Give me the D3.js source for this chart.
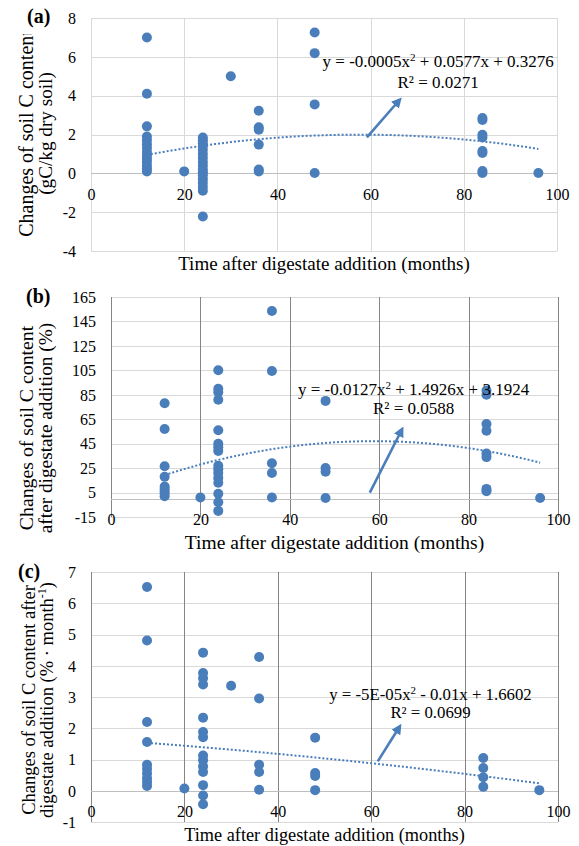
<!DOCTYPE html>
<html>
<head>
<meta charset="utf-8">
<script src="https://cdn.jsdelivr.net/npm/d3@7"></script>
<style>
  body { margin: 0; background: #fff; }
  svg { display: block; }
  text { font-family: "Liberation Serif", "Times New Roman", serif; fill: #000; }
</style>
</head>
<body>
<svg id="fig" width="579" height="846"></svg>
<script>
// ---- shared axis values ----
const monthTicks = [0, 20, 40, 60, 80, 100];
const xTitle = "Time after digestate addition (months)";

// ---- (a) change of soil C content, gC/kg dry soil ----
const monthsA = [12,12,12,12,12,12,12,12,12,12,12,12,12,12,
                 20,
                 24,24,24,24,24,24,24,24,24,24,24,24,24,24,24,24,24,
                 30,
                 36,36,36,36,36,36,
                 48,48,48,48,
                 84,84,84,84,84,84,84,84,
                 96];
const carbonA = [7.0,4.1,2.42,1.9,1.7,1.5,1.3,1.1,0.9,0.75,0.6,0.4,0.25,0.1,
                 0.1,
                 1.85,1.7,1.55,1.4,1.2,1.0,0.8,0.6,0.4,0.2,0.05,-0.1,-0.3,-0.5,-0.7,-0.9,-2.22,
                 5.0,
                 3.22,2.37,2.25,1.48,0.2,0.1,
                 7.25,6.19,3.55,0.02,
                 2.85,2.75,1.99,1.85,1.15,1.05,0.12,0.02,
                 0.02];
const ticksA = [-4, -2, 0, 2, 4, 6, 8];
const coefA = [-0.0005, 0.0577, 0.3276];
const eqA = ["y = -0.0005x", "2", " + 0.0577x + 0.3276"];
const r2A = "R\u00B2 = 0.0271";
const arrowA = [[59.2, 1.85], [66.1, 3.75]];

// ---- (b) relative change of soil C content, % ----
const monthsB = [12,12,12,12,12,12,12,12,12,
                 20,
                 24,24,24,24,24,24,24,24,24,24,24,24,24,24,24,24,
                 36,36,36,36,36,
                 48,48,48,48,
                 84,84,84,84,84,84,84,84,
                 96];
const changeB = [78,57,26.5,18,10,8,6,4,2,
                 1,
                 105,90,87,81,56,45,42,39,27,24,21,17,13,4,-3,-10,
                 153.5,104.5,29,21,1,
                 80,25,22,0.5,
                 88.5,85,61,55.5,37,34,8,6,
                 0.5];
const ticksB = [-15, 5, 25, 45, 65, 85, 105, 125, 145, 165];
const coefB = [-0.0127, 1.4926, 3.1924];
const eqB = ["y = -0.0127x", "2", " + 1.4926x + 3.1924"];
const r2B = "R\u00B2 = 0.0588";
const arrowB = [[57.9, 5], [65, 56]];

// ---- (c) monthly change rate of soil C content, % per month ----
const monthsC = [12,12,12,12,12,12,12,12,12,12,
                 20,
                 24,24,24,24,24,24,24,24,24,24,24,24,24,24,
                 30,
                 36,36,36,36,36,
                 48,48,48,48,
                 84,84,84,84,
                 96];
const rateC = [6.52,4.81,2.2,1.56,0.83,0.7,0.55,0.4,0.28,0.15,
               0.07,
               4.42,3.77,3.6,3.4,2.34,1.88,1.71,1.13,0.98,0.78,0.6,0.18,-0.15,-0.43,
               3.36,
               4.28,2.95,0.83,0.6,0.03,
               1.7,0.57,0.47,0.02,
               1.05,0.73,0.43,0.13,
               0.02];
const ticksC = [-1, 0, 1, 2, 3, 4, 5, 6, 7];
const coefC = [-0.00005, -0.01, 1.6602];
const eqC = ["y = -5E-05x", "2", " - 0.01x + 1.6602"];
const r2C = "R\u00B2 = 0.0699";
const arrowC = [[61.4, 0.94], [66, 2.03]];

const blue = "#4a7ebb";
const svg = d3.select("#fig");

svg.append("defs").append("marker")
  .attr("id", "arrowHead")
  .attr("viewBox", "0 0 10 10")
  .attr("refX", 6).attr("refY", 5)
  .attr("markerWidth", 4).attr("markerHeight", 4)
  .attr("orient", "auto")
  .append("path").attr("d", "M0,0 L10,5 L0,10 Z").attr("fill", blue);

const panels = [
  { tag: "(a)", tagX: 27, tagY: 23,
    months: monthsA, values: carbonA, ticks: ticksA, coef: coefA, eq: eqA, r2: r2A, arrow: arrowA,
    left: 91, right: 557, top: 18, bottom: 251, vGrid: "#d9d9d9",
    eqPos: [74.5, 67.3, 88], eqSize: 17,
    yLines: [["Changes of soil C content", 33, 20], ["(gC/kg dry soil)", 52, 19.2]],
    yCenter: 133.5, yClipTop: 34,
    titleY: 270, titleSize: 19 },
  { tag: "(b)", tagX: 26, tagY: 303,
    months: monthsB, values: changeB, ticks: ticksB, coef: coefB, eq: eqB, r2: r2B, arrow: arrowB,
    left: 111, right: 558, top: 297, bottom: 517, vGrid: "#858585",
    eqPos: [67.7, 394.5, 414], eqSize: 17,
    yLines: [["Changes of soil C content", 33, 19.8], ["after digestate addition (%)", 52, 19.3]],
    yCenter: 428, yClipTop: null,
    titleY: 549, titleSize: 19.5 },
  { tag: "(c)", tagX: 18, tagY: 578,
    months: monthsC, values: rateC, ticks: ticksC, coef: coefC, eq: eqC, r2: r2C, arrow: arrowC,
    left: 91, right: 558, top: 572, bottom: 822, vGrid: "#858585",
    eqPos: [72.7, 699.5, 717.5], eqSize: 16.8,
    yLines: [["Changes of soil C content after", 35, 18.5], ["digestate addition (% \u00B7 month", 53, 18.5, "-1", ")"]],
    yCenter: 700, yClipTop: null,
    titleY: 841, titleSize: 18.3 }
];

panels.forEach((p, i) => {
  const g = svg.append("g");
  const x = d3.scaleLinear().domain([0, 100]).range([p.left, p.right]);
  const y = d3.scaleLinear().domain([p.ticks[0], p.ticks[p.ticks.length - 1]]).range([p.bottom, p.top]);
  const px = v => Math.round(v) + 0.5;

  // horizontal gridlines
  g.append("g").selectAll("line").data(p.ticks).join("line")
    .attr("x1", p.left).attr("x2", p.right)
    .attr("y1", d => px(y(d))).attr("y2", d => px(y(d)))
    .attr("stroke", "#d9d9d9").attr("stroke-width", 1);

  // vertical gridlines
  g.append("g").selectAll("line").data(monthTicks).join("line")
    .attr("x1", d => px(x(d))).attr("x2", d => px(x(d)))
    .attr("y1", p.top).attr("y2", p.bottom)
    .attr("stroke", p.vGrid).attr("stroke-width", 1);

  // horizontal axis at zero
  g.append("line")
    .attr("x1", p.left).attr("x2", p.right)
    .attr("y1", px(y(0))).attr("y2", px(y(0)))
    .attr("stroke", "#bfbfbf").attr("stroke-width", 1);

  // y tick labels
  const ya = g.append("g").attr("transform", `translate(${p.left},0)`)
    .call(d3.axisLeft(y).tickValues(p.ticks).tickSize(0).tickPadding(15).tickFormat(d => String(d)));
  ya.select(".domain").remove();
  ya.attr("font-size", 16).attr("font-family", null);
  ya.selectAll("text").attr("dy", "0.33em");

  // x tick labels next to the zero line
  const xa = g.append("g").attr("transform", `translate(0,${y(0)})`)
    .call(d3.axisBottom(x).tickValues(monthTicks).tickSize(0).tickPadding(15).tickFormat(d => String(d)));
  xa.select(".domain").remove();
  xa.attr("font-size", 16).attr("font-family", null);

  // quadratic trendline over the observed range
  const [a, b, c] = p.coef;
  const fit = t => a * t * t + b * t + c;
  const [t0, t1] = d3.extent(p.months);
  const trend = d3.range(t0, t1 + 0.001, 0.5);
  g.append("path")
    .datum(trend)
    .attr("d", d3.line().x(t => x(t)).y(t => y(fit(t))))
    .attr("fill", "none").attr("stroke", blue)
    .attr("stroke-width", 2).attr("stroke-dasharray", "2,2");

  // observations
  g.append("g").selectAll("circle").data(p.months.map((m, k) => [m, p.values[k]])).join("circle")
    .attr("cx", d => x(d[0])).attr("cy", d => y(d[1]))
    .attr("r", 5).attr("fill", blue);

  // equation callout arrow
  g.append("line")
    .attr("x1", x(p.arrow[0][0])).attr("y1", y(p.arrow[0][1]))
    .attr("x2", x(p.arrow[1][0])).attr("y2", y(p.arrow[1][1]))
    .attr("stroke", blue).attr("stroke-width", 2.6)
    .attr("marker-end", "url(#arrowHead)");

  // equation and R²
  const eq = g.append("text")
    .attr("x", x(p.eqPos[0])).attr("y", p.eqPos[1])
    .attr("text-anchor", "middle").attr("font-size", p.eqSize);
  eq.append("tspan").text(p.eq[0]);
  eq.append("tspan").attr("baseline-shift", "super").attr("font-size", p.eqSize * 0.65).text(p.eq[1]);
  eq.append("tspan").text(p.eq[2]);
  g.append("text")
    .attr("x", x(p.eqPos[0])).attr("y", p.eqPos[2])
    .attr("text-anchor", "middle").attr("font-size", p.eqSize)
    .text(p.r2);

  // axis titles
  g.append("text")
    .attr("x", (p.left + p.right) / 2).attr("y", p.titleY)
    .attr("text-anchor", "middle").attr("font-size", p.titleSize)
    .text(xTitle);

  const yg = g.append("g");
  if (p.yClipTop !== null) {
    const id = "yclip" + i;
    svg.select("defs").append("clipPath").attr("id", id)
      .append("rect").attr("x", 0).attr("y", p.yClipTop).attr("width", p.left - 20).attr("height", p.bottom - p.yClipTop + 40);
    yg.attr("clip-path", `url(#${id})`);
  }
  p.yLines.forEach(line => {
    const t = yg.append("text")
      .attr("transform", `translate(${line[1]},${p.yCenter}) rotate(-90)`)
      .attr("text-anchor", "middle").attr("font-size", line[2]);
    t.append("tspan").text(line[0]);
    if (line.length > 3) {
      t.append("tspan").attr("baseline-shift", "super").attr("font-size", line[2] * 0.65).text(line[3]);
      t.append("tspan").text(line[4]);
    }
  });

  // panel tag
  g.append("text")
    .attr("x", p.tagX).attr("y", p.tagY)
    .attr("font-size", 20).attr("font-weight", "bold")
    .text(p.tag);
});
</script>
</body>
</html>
= = = =
Problem details
Begin at the top of the material above and output each line exactly, stopping after the line that holds "const arrowA = [[59.2, 1.85], [66.1, 3.75]];". Leave out pictures.

Task result
Give me the D3.js source for this chart.
<!DOCTYPE html>
<html>
<head>
<meta charset="utf-8">
<script src="https://cdn.jsdelivr.net/npm/d3@7"></script>
<style>
  body { margin: 0; background: #fff; }
  svg { display: block; }
  text { font-family: "Liberation Serif", "Times New Roman", serif; fill: #000; }
</style>
</head>
<body>
<svg id="fig" width="579" height="846"></svg>
<script>
// ---- shared axis values ----
const monthTicks = [0, 20, 40, 60, 80, 100];
const xTitle = "Time after digestate addition (months)";

// ---- (a) change of soil C content, gC/kg dry soil ----
const monthsA = [12,12,12,12,12,12,12,12,12,12,12,12,12,12,
                 20,
                 24,24,24,24,24,24,24,24,24,24,24,24,24,24,24,24,24,
                 30,
                 36,36,36,36,36,36,
                 48,48,48,48,
                 84,84,84,84,84,84,84,84,
                 96];
const carbonA = [7.0,4.1,2.42,1.9,1.7,1.5,1.3,1.1,0.9,0.75,0.6,0.4,0.25,0.1,
                 0.1,
                 1.85,1.7,1.55,1.4,1.2,1.0,0.8,0.6,0.4,0.2,0.05,-0.1,-0.3,-0.5,-0.7,-0.9,-2.22,
                 5.0,
                 3.22,2.37,2.25,1.48,0.2,0.1,
                 7.25,6.19,3.55,0.02,
                 2.85,2.75,1.99,1.85,1.15,1.05,0.12,0.02,
                 0.02];
const ticksA = [-4, -2, 0, 2, 4, 6, 8];
const coefA = [-0.0005, 0.0577, 0.3276];
const eqA = ["y = -0.0005x", "2", " + 0.0577x + 0.3276"];
const r2A = "R\u00B2 = 0.0271";
const arrowA = [[59.2, 1.85], [66.1, 3.75]];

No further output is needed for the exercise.